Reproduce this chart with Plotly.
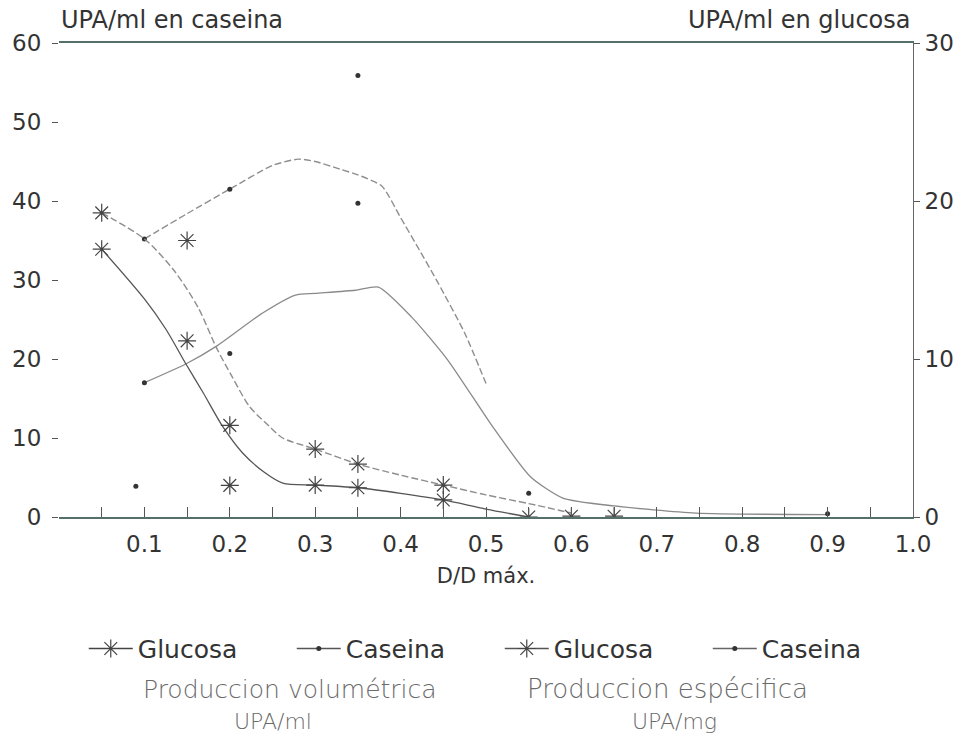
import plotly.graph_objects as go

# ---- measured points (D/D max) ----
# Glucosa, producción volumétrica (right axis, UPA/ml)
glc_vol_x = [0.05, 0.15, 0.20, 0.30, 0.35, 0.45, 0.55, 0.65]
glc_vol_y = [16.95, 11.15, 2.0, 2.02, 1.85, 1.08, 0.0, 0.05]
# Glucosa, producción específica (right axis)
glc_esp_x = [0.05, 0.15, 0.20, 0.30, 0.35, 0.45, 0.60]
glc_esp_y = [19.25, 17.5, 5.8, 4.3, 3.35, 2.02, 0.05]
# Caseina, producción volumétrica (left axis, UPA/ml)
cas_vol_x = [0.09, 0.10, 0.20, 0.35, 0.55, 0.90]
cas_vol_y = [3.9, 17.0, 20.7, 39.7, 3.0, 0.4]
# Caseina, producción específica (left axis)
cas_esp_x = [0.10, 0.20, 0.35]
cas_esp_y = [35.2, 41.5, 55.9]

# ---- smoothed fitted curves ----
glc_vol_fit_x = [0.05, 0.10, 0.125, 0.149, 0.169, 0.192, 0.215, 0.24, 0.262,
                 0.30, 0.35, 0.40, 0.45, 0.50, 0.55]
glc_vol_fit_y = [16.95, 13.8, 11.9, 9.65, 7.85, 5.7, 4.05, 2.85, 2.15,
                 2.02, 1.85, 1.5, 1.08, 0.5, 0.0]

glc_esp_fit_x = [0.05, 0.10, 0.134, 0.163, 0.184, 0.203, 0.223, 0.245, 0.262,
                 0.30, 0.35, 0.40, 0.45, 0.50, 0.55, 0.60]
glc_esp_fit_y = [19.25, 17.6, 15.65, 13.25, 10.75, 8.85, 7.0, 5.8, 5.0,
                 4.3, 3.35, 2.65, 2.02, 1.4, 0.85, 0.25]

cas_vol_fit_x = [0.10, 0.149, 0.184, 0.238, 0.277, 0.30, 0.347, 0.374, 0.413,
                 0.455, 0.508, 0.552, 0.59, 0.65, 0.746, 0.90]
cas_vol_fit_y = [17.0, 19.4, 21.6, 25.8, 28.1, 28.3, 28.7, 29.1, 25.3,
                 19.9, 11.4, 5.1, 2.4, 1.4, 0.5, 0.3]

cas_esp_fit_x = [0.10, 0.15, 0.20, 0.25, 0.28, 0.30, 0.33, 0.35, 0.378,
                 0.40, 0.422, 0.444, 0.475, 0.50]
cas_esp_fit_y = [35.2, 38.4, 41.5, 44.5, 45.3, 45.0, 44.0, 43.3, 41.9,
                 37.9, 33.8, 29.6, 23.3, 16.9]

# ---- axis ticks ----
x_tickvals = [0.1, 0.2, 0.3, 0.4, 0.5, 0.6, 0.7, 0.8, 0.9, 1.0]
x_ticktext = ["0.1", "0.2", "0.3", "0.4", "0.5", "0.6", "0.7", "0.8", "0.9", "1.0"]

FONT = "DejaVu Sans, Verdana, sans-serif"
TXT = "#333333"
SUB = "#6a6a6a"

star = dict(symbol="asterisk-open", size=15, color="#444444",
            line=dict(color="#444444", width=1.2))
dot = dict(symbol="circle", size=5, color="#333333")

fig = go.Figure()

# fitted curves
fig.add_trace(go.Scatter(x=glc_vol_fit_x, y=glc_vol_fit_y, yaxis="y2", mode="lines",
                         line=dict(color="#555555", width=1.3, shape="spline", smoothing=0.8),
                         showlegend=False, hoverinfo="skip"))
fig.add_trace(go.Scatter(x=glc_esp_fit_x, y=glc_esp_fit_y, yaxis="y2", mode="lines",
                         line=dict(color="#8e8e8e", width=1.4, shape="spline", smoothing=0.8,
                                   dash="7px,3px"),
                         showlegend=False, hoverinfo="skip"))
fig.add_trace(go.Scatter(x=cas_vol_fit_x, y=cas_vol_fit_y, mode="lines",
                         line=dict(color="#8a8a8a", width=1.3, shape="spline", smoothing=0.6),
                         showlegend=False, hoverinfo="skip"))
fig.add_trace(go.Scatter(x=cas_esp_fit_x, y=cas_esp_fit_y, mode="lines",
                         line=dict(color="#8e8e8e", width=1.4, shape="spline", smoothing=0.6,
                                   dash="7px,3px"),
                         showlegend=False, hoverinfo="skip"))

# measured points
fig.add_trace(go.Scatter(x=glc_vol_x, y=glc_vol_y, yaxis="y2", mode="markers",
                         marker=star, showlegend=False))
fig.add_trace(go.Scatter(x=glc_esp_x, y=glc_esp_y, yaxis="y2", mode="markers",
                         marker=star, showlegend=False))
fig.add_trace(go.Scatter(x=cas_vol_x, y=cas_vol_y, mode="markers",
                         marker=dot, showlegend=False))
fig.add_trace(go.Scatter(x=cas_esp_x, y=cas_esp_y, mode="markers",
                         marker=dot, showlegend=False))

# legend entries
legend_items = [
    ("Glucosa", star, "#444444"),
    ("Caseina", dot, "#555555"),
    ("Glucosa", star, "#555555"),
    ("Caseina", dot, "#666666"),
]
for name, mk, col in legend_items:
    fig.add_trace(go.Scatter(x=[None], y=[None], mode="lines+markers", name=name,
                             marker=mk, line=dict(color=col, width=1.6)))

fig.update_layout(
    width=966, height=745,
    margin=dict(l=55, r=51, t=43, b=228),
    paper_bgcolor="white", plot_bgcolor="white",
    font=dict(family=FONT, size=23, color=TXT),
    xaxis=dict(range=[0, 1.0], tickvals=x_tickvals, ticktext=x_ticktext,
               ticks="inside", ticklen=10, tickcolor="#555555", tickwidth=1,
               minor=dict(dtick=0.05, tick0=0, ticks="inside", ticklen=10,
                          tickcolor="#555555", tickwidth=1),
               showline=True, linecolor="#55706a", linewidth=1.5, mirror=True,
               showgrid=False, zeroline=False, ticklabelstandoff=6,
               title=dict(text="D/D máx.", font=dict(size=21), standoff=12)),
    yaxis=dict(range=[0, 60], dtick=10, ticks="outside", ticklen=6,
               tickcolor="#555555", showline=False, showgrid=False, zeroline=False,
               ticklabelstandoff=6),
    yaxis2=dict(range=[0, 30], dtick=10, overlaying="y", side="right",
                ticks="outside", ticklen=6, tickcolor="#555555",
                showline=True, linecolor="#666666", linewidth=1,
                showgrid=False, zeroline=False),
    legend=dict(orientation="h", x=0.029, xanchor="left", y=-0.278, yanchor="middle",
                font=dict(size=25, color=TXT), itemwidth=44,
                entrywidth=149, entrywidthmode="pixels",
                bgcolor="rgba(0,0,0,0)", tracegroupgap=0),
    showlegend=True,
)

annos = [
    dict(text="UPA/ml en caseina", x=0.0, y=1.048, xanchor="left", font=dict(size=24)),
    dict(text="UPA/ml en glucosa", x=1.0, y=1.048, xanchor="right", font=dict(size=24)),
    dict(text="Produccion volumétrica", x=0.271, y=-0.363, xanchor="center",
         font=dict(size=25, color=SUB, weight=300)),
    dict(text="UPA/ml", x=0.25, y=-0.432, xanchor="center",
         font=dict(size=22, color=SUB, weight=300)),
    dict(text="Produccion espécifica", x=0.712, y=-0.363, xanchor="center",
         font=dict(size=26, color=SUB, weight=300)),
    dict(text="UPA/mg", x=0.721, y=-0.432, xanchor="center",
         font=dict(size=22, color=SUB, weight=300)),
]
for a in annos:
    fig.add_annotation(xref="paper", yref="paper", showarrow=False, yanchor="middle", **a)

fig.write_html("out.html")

Exercise goal =>
Return only the lines from the start of the data through the line that contains "4.3, 3.35, 2.65, 2.02, 1.4, 0.85, 0.25]", please, copying them exactly and omitting all pictures.

Answer to the problem =>
Reproduce this chart with Plotly.
import plotly.graph_objects as go

# ---- measured points (D/D max) ----
# Glucosa, producción volumétrica (right axis, UPA/ml)
glc_vol_x = [0.05, 0.15, 0.20, 0.30, 0.35, 0.45, 0.55, 0.65]
glc_vol_y = [16.95, 11.15, 2.0, 2.02, 1.85, 1.08, 0.0, 0.05]
# Glucosa, producción específica (right axis)
glc_esp_x = [0.05, 0.15, 0.20, 0.30, 0.35, 0.45, 0.60]
glc_esp_y = [19.25, 17.5, 5.8, 4.3, 3.35, 2.02, 0.05]
# Caseina, producción volumétrica (left axis, UPA/ml)
cas_vol_x = [0.09, 0.10, 0.20, 0.35, 0.55, 0.90]
cas_vol_y = [3.9, 17.0, 20.7, 39.7, 3.0, 0.4]
# Caseina, producción específica (left axis)
cas_esp_x = [0.10, 0.20, 0.35]
cas_esp_y = [35.2, 41.5, 55.9]

# ---- smoothed fitted curves ----
glc_vol_fit_x = [0.05, 0.10, 0.125, 0.149, 0.169, 0.192, 0.215, 0.24, 0.262,
                 0.30, 0.35, 0.40, 0.45, 0.50, 0.55]
glc_vol_fit_y = [16.95, 13.8, 11.9, 9.65, 7.85, 5.7, 4.05, 2.85, 2.15,
                 2.02, 1.85, 1.5, 1.08, 0.5, 0.0]

glc_esp_fit_x = [0.05, 0.10, 0.134, 0.163, 0.184, 0.203, 0.223, 0.245, 0.262,
                 0.30, 0.35, 0.40, 0.45, 0.50, 0.55, 0.60]
glc_esp_fit_y = [19.25, 17.6, 15.65, 13.25, 10.75, 8.85, 7.0, 5.8, 5.0,
                 4.3, 3.35, 2.65, 2.02, 1.4, 0.85, 0.25]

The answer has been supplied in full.